---- Material
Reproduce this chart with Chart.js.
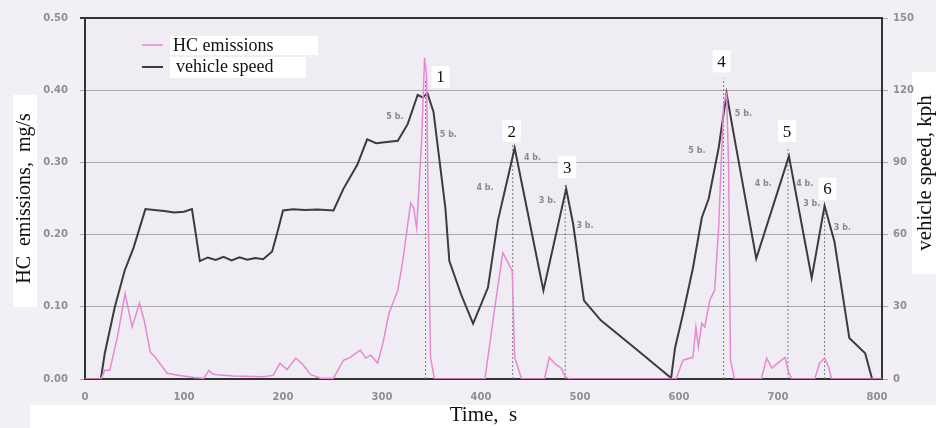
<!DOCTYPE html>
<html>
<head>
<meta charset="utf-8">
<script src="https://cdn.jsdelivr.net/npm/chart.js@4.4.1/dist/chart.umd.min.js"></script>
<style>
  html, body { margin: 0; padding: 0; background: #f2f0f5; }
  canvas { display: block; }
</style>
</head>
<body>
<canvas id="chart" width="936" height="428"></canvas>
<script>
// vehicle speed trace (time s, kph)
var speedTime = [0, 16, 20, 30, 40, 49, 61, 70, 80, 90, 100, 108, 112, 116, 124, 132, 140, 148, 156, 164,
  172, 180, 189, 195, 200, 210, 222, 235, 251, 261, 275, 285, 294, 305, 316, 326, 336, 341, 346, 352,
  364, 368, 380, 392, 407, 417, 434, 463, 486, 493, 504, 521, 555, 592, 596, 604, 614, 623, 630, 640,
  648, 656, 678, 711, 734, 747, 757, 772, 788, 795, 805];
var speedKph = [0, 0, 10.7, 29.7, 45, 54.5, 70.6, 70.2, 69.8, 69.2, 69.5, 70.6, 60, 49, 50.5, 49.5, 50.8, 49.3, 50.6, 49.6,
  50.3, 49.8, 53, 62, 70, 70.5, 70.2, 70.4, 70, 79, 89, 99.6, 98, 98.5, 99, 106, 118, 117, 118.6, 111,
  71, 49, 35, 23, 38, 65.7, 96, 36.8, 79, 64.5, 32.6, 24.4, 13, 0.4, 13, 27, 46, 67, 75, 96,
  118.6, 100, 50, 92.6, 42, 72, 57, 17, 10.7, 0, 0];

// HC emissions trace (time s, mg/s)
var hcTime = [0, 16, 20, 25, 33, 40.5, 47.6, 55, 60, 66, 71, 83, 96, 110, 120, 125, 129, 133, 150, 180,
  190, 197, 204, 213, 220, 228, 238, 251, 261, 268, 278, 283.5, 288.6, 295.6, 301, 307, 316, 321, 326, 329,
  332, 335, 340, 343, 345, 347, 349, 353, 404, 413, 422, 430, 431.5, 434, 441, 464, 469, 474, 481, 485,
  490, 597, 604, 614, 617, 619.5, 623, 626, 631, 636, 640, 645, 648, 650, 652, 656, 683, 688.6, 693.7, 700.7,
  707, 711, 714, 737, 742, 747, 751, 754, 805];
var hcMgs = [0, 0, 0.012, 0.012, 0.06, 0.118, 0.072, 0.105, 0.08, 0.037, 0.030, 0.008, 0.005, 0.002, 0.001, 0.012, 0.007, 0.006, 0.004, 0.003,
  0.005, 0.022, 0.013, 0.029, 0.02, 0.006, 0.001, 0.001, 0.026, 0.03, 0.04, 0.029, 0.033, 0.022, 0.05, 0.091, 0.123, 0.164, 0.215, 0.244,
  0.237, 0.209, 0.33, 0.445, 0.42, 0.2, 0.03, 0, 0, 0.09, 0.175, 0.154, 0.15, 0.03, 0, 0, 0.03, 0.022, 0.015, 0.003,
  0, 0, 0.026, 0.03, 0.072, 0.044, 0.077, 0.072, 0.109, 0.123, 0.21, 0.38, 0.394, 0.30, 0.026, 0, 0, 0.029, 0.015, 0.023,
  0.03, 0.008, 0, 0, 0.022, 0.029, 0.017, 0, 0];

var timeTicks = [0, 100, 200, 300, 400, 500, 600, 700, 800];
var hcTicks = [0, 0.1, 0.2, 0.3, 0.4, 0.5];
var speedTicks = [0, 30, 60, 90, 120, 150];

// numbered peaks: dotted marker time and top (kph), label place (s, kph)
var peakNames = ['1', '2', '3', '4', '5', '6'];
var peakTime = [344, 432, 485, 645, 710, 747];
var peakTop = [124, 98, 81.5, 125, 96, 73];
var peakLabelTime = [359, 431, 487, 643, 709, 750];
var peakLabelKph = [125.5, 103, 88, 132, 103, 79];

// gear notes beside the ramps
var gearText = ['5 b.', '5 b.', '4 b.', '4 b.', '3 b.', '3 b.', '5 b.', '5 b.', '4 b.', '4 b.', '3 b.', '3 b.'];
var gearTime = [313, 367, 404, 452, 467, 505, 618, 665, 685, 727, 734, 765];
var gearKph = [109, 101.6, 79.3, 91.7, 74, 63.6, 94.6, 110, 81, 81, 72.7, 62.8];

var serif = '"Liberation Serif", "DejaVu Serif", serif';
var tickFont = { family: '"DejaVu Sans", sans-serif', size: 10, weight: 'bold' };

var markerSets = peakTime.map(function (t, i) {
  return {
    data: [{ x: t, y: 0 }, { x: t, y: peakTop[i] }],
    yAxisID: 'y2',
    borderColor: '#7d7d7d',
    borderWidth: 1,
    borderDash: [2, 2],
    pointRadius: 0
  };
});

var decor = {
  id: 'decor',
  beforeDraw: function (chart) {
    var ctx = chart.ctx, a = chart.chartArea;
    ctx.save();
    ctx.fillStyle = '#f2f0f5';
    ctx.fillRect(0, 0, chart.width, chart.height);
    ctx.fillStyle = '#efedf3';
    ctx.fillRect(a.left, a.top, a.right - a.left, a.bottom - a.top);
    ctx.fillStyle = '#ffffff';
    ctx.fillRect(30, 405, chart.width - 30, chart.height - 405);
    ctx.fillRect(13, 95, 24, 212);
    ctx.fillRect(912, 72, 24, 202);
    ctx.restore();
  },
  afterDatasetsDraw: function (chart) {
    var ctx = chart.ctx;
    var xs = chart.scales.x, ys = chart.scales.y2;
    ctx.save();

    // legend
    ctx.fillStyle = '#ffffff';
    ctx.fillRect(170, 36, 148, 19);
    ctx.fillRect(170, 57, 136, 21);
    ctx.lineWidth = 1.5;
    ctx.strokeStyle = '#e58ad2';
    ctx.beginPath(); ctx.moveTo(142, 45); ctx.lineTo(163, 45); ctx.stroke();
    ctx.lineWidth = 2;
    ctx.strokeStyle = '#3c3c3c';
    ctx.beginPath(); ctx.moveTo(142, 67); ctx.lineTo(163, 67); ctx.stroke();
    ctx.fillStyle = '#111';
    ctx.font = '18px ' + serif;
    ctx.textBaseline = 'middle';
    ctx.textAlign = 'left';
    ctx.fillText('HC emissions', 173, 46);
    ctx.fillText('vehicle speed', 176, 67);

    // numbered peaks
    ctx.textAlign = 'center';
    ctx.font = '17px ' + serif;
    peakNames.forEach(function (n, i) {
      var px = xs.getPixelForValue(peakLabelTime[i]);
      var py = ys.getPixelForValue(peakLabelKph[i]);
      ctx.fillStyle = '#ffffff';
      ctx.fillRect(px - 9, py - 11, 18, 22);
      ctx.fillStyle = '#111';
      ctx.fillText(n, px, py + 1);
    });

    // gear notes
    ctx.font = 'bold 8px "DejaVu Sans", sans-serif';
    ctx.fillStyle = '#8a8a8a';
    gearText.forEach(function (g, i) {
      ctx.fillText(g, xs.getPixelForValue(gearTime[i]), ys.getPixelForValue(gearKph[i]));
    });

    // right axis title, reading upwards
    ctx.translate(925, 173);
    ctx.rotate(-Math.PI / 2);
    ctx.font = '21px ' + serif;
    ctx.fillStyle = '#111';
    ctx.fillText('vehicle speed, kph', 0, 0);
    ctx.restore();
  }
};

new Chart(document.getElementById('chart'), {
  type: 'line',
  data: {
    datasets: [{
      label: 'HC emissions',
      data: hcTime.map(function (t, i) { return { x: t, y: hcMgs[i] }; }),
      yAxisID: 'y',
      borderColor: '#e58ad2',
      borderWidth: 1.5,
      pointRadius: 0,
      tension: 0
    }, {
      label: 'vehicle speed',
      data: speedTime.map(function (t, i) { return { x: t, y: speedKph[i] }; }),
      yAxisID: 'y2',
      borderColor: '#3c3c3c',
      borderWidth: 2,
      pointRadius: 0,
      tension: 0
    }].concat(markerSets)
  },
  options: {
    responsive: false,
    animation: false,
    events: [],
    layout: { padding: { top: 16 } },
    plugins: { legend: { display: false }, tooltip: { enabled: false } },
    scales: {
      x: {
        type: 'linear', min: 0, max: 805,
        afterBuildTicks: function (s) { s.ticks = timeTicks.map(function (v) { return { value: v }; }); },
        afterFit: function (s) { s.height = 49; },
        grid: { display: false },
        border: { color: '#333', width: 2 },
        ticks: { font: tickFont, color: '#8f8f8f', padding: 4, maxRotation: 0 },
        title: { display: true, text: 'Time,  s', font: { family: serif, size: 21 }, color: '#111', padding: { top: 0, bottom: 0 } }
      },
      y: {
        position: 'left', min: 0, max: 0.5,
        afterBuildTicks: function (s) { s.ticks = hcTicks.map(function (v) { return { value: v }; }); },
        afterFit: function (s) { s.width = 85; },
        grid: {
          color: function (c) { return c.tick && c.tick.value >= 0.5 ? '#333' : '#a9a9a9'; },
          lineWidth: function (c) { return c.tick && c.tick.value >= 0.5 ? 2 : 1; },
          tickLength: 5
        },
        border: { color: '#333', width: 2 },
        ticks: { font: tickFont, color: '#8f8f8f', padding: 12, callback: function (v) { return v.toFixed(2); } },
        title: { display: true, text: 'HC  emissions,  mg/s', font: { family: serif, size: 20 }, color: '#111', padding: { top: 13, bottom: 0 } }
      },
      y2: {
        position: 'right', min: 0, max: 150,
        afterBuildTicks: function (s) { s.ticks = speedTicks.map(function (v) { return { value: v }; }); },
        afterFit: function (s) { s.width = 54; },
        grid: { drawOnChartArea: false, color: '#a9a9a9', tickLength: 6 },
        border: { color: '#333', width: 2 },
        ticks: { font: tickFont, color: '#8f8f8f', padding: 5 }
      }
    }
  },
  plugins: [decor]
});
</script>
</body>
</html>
--------
Pictures are excluded; extract exactly the lines from the start of the data through the line that holds "118.6, 100, 50, 92.6, 42, 72, 57, 17, 10.7, 0, 0];", both ends included.

Reproduce this chart with Chart.js.
<!DOCTYPE html>
<html>
<head>
<meta charset="utf-8">
<script src="https://cdn.jsdelivr.net/npm/chart.js@4.4.1/dist/chart.umd.min.js"></script>
<style>
  html, body { margin: 0; padding: 0; background: #f2f0f5; }
  canvas { display: block; }
</style>
</head>
<body>
<canvas id="chart" width="936" height="428"></canvas>
<script>
// vehicle speed trace (time s, kph)
var speedTime = [0, 16, 20, 30, 40, 49, 61, 70, 80, 90, 100, 108, 112, 116, 124, 132, 140, 148, 156, 164,
  172, 180, 189, 195, 200, 210, 222, 235, 251, 261, 275, 285, 294, 305, 316, 326, 336, 341, 346, 352,
  364, 368, 380, 392, 407, 417, 434, 463, 486, 493, 504, 521, 555, 592, 596, 604, 614, 623, 630, 640,
  648, 656, 678, 711, 734, 747, 757, 772, 788, 795, 805];
var speedKph = [0, 0, 10.7, 29.7, 45, 54.5, 70.6, 70.2, 69.8, 69.2, 69.5, 70.6, 60, 49, 50.5, 49.5, 50.8, 49.3, 50.6, 49.6,
  50.3, 49.8, 53, 62, 70, 70.5, 70.2, 70.4, 70, 79, 89, 99.6, 98, 98.5, 99, 106, 118, 117, 118.6, 111,
  71, 49, 35, 23, 38, 65.7, 96, 36.8, 79, 64.5, 32.6, 24.4, 13, 0.4, 13, 27, 46, 67, 75, 96,
  118.6, 100, 50, 92.6, 42, 72, 57, 17, 10.7, 0, 0];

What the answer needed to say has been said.